Pereira’ nın benimsediği hücumcu ve baskılı olmak isteyen oyun anlayışına saygı duyuyorum. Başarılı olması halinde de taraftara müthiş zevk veren, bol gollü bir futbolun ortaya çıkacağı görülüyor. Fakat bazı maçlara daha pragmatist yaklaşması gerektiğini düşünüyorum. Örneğin Shaktar maçına orta sahada Souza – Mehmet Topal – Meireles üçlüsü ile çıkması, ileride de Fernandao – Nani – Sow’ u (veya Diego’ yu) oynatması gerektiğini düşünüyordum, fakat Pereira ana planından vazgeçmedi.
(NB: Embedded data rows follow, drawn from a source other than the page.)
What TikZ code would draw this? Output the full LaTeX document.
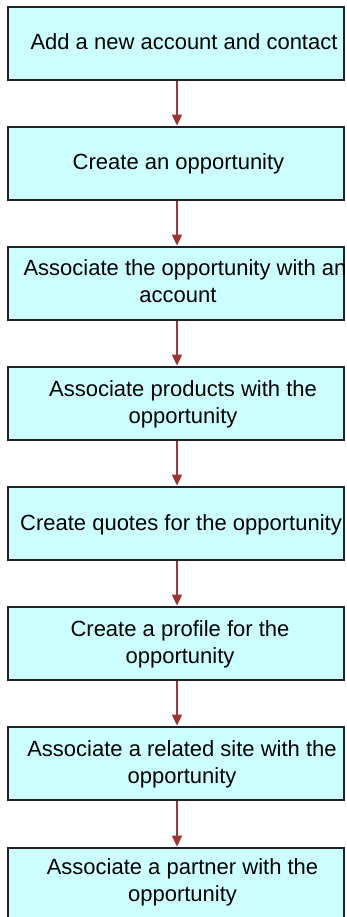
\documentclass[tikz,border=0pt]{standalone}
\usepackage{fontspec}
\setmainfont{Liberation Sans}
\usetikzlibrary{arrows.meta}
\definecolor{boxfill}{HTML}{CCFFFF}
\definecolor{boxline}{HTML}{222222}
\definecolor{arrowred}{HTML}{9E3333}
\tikzset{
  stepbox/.style={draw=boxline, line width=1.8pt, fill=boxfill, minimum width=336pt, minimum height=73pt, inner sep=0pt},
  lbl/.style={font=\fontsize{22}{27}\selectfont, align=center, inner sep=0pt, anchor=base, text=black},
  arr/.style={draw=arrowred, line width=1.6pt, -{Triangle[width=10pt,length=11pt]}, shorten >=0.5pt}
}
\begin{document}
\begin{tikzpicture}[x=1pt,y=-1pt]
\clip (0,0) rectangle (346,917);
\fill[white] (0,0) rectangle (346,917);
\node[stepbox] (b1) at (176,43.5) {};
\node[stepbox] (b2) at (176,163.5) {};
\node[stepbox] (b3) at (176,283.5) {};
\node[stepbox] (b4) at (176,403.5) {};
\node[stepbox] (b5) at (176,523.5) {};
\node[stepbox] (b6) at (176,643.5) {};
\node[stepbox] (b7) at (176,763.5) {};
\node[stepbox] (b8) at (176,884.5) {};
\node[lbl] (t1) at (184,50) {Add a new account and contact};
\node[lbl] (t2) at (178.5,170) {Create an opportunity};
\begin{scope}
\clip ([xshift=0.9pt]b3.north west) rectangle ([xshift=-0.9pt]b3.south east);
\node[lbl] (t3) at (185,302) {Associate the opportunity with an\\\hspace*{-14pt}account};
\end{scope}
\node[lbl] (t4) at (183,423) {Associate products with the\\opportunity};
\node[lbl] (t5) at (181,530) {Create quotes for the opportunity};
\node[lbl] (t6) at (180,663) {Create a profile for the\\opportunity};
\node[lbl] (t7) at (182,783) {Associate a related site with the\\opportunity};
\node[lbl] (t8) at (182.5,901) {Associate a partner with the\\opportunity};
\draw[arr] ([xshift=1pt]b1.south) -- ([xshift=1pt]b2.north);
\draw[arr] ([xshift=1pt]b2.south) -- ([xshift=1pt]b3.north);
\draw[arr] ([xshift=1pt]b3.south) -- ([xshift=1pt]b4.north);
\draw[arr] ([xshift=1pt]b4.south) -- ([xshift=1pt]b5.north);
\draw[arr] ([xshift=1pt]b5.south) -- ([xshift=1pt]b6.north);
\draw[arr] ([xshift=1pt]b6.south) -- ([xshift=1pt]b7.north);
\draw[arr] ([xshift=1pt]b7.south) -- ([xshift=1pt]b8.north);
\end{tikzpicture}
\end{document}
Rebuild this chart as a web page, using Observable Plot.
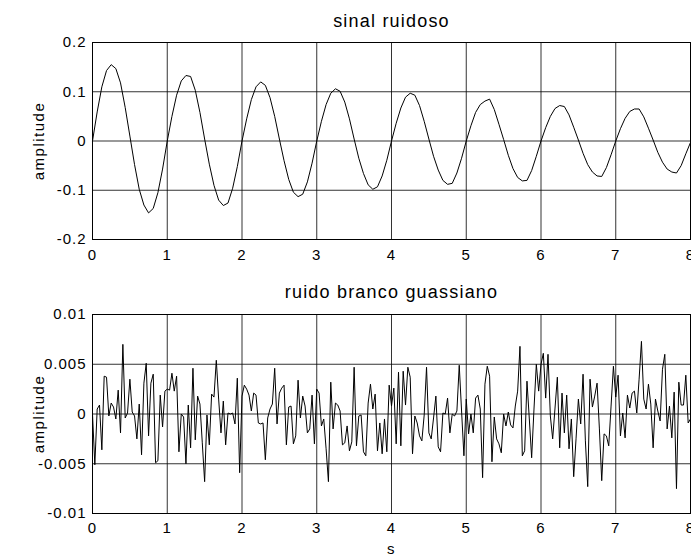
<!DOCTYPE html>
<html><head><meta charset="utf-8">
<script src="https://cdn.jsdelivr.net/npm/d3@7"></script>
<script src="https://cdn.jsdelivr.net/npm/@observablehq/plot@0.6"></script>
<style>
body{margin:0;background:#fff;}
#chart{width:691px;}
#chart svg{display:block;}
</style></head><body><div id="chart"></div>
<script>
const topTitle = "sinal ruidoso";
const bottomTitle = "ruido branco guassiano";
const yLabel = "amplitude";
const xLabel = "s";
const xTicks = [0, 1, 2, 3, 4, 5, 6, 7, 8];
const xTickLabels = ["0", "1", "2", "3", "4", "5", "6", "7", "8"];
const topYTicks = [-0.2, -0.1, 0, 0.1, 0.2];
const topYTickLabels = ["-0.2", "-0.1", "0", "0.1", "0.2"];
const bottomYTicks = [-0.01, -0.005, 0, 0.005, 0.01];
const bottomYTickLabels = ["-0.01", "-0.005", "0", "0.005", "0.01"];

const signalStep = 1 / 16;
const signal = [
  0, 0.059, 0.110, 0.143, 0.155, 0.147, 0.118, 0.068, 0.010, -0.048, -0.098, -0.130, -0.146, -0.137, -0.105, -0.057,
  0, 0.050, 0.093, 0.122, 0.133, 0.131, 0.103, 0.058, 0.004, -0.047, -0.090, -0.120, -0.131, -0.126, -0.096, -0.052,
  0, 0.045, 0.084, 0.110, 0.120, 0.113, 0.088, 0.050, 0.004, -0.040, -0.078, -0.104, -0.113, -0.108, -0.083, -0.045,
  0, 0.040, 0.074, 0.097, 0.106, 0.101, 0.079, 0.045, 0.004, -0.035, -0.066, -0.089, -0.098, -0.093, -0.071, -0.039,
  0, 0.036, 0.067, 0.089, 0.097, 0.093, 0.072, 0.040, 0.004, -0.031, -0.059, -0.080, -0.088, -0.086, -0.065, -0.035,
  0, 0.031, 0.058, 0.074, 0.081, 0.085, 0.064, 0.034, 0.003, -0.029, -0.056, -0.074, -0.081, -0.080, -0.060, -0.031,
  0, 0.027, 0.050, 0.066, 0.072, 0.070, 0.053, 0.028, 0.002, -0.025, -0.048, -0.063, -0.071, -0.072, -0.054, -0.028,
  0, 0.025, 0.046, 0.060, 0.065, 0.065, 0.049, 0.026, 0.002, -0.023, -0.043, -0.057, -0.063, -0.065, -0.050, -0.026,
  -0.003
];

const noiseStep = 1 / 32;
const noise = [
  0, -0.0051, 0.0005, 0.0009, -0.0036, 0.0038, 0.0037, -0.0002, 0.0011, 0.0007,
  -0.0005, 0.0024, -0.0019, 0.007, -0.0004, 0.0001, 0.0035, 0.0002, -0.0002, -0.0025,
  0.001, -0.0041, 0.0031, 0.0051, -0.0022, 0.0031, 0.004, -0.0049, -0.0047, 0.0019,
  -0.0013, 0.0023, 0.0025, 0.0024, 0.0041, 0.0023, 0.0038, -0.0038, 0, -0.0003,
  -0.005, 0.0009, -0.0034, 0.0046, -0.0026, 0.0018, 0.001, -0.0029, -0.0068, -0.0001,
  -0.0031, 0.002, 0.0017, 0.0054, 0.0015, -0.0019, 0.0013, -0.0031, 0.0001, 0,
  0.0001, -0.001, 0.0036, -0.0059, 0.0018, 0.0029, 0.0025, 0.0019, 0.0003, 0.0021,
  0.0019, -0.0009, -0.001, -0.0009, -0.0046, -0.0004, 0.0005, 0.001, 0.0046, -0.001,
  0.0021, 0.0026, 0.0029, -0.0031, 0.0007, 0.0008, -0.003, -0.0022, 0.0034, -0.0004,
  0.0018, 0.0008, -0.0019, -0.0015, 0.0019, -0.003, 0.0025, 0.0021, -0.0012, -0.0005,
  -0.0035, -0.0068, 0.0032, -0.0015, 0.0011, 0.0009, 0.0003, -0.0031, -0.0029, -0.0012,
  -0.0037, -0.0028, 0.0047, -0.0032, -0.0002, -0.0001, -0.0038, -0.0042, 0.0011, 0.003,
  0.0005, 0.002, -0.0037, -0.0009, -0.004, -0.0005, -0.0038, 0.0029, 0.0008, 0.0026,
  -0.003, 0.0042, -0.0032, 0.0043, 0.0009, 0.0047, 0.0037, -0.004, -0.0002, -0.0009,
  -0.0022, -0.0027, -0.0001, 0.0047, -0.0019, -0.0025, -0.0004, 0.0018, -0.0033, -0.0038,
  0.0001, 0, 0.0016, -0.0019, 0, -0.0002, 0.0003, 0.0049, 0.0003, -0.0042,
  0.0015, -0.002, 0, -0.0019, 0.0016, 0.0019, 0.0005, -0.0064, 0.003, 0.0048,
  0.0038, -0.0048, -0.0003, -0.0025, -0.003, -0.0039, 0, -0.0012, 0.0002, -0.0011,
  -0.0014, 0.0008, 0.0023, 0.0068, -0.0042, -0.0037, 0.0033, -0.0005, -0.0044, 0.0005,
  0.005, 0.0023, 0.005, 0.0061, 0.0016, 0.006, -0.0002, -0.0025, 0.0006, 0.0037,
  -0.0034, 0.0021, -0.0019, 0.0019, -0.0035, -0.0005, -0.0063, -0.0025, 0.0015, -0.001,
  0.004, -0.0027, -0.0073, 0.0035, 0.0007, 0.0018, 0.0031, -0.0015, -0.0067, -0.002,
  -0.0022, -0.0032, 0.0008, 0.0048, 0.0017, 0.0039, -0.0022, 0.0001, -0.0024, 0.0019,
  0.0006, 0.0021, 0.0023, 0.0001, 0.0035, 0.0073, 0.0015, 0.0005, 0.003, 0.001,
  -0.0034, 0.0015, 0.0003, -0.0007, 0.0045, 0.006, -0.0015, 0.0008, -0.0024, 0.0022,
  -0.0075, 0.0032, 0.0009, 0.0009, 0.0039, -0.0009, -0.0005
];

const FONT = "'Liberation Sans', Arial, Helvetica, sans-serif";

function panel(opts) {
  const data = opts.values.map((v, i) => ({t: i * opts.step, v}));
  const marks = [
    Plot.gridX(xTicks, {stroke: "#000", strokeOpacity: 0.8}),
    Plot.gridY(opts.yTicks, {stroke: "#000", strokeOpacity: 0.8}),
    Plot.line(data, {x: "t", y: "v", stroke: "#000", strokeWidth: 1}),
    Plot.frame({stroke: "#000", strokeWidth: 1}),
    Plot.axisX(xTicks, {anchor: "bottom", tickSize: 0, tickPadding: opts.xPad, fontSize: 15,
      tickFormat: d => xTickLabels[xTicks.indexOf(d)], label: null}),
    Plot.axisY(opts.yTicks, {anchor: "left", tickSize: 0, tickPadding: 6, fontSize: 15,
      tickFormat: d => opts.yLabels[opts.yTicks.indexOf(d)], label: null}),
    Plot.text([opts.title], {frameAnchor: "top", textAnchor: "middle", dy: opts.titleDy, fontSize: 18, fill: "#000"}),
    Plot.text([yLabel], {frameAnchor: "left", textAnchor: "middle", rotate: -90, dx: -53, fontSize: 15, fill: "#000"})
  ];
  if (opts.xLabel) marks.push(Plot.text([xLabel], {frameAnchor: "bottom", textAnchor: "middle", dy: 40, fontSize: 15, fill: "#000"}));
  const svg = Plot.plot({
    width: 691, height: opts.height,
    marginLeft: 92, marginRight: 1, marginTop: opts.mt, marginBottom: opts.mb,
    style: {fontFamily: FONT, color: "#000", background: "#fff", overflow: "visible"},
    x: {domain: [0, 8], axis: null},
    y: {domain: opts.yDomain, axis: null},
    marks
  });
  const s = d3.select(svg);
  s.selectAll('g[aria-label="x-axis tick label"] text, g[aria-label="y-axis tick label"] text').style("letter-spacing", "1px");
  s.selectAll("text").filter(function () { return this.textContent === opts.title; }).style("letter-spacing", "1.2px");
  s.selectAll("text").filter(function () { return this.textContent === yLabel || this.textContent === xLabel; }).style("letter-spacing", "1.5px");
  return svg;
}

const chart = document.getElementById("chart");
chart.appendChild(panel({values: signal, step: signalStep, yDomain: [-0.2, 0.2], yTicks: topYTicks, yLabels: topYTickLabels,
  title: topTitle, height: 270, mt: 42, mb: 31, xPad: 10, titleDy: -28}));
chart.appendChild(panel({values: noise, step: noiseStep, yDomain: [-0.01, 0.01], yTicks: bottomYTicks, yLabels: bottomYTickLabels,
  title: bottomTitle, height: 287, mt: 44, mb: 44, xPad: 9, titleDy: -29, xLabel: true}));
</script></body></html>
Demek ki bu planın güçlü takımlar karşısında da işleyeceğini düşünüyor, fakat böylesine hücumcu – agresif – baskılı bir planın başarılı olabilmesi için sizin rakipten hem takım oyunu hem de bireysel olarak daha kaliteli olmanız gerekir.
Sonuç olarak Pereira’ nın kafasındaki oyun planının uygulamadaki başarısını, oyunu okumasını, oyuncu tercihleri ve oyun içi oyuncu değişiklikleri, taktik değişiklikleri konularında maç sayısı arttıkça daha fazla bilgi sahibi olacağız. Yeni oyuncularla yeni bir oyun anlayışını oluşturmaya çalışan Pereira’ yı şu an için acımasızca eleştirmek doğru olmayacaktır. Bu yeni takımın en çok ihtiyaç duyduğu şey zamandır.